A woman named “Josie,” who says she is a friend of Ferguson police officer Darren Wilson, called into Dana Loesch’s radio show to tell his side of the story.
According to Wilson’s friend, the officer “got a call-in that there was a strong-arm robbery.” According to the friend,
“He pulled up ahead of them. And then he got a call-in that there was a strong-arm robbery. And, they gave a description. And, he’s looking at them and they got something in their hands and it looks like it could be what, you know those cigars or whatever. So he goes in reverse back to them. Tries to get out of his car. They slam his door shut violently. I think he said Michael did. And, then he opened the car again. He tried to get out. He stands up.

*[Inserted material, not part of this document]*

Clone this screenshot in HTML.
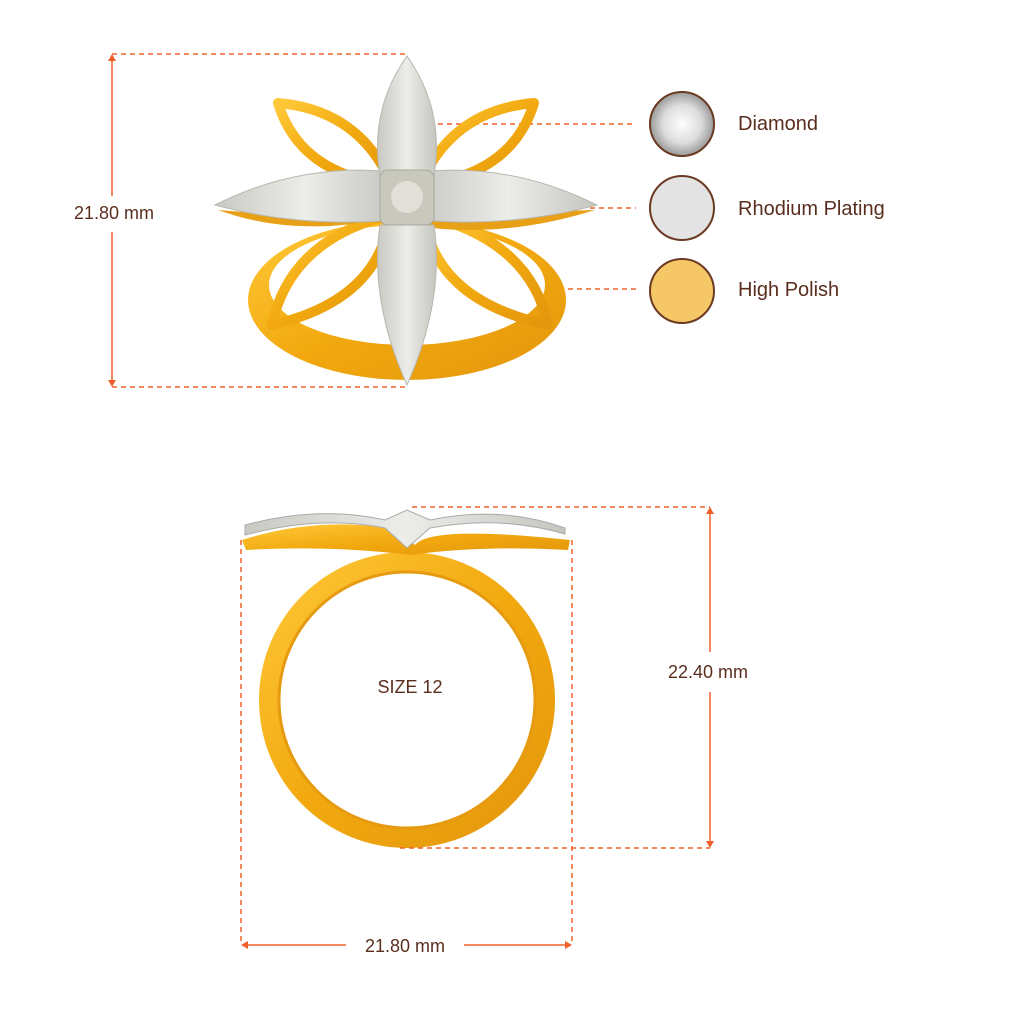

And then Michael just bum-rushes him and shoves him back into his car. Punches him in the face and them Darren grabs for his gun. Michael grabbed for the gun. At one point he got the gun entirely turned against his hip. And he shoves it away. And the gun goes off.
This, of course, conflicts heavily with the independent autopsy conducted by Dr. Michael Baden. According to Baden, there was “no evidence of a struggle” between Wilson and Brown. The only wounds on Brown’s body that were not bullet holes were abrasions on his face, which have been attributed to the fall after the final headshot. One of the bullets entered “back to front,” according to the examiner.
The Brown family requested an independent autopsy because “they could not trust what was going to be put into the reports in the tragic execution of their child,” according to Benjamin Crump, one of the family’s attorneys.
Officer Wilson’s story also conflicts with the official police account. Last week, Ferguson police chief Thomas Jackson said that Wilson had no knowledge of the robbery when he encountered Brown and his friend Dorian Johnson. It’s cute that his friend wanted to stand up for him, but perhaps Officer Wilson should at least check what his boss has said on the issue.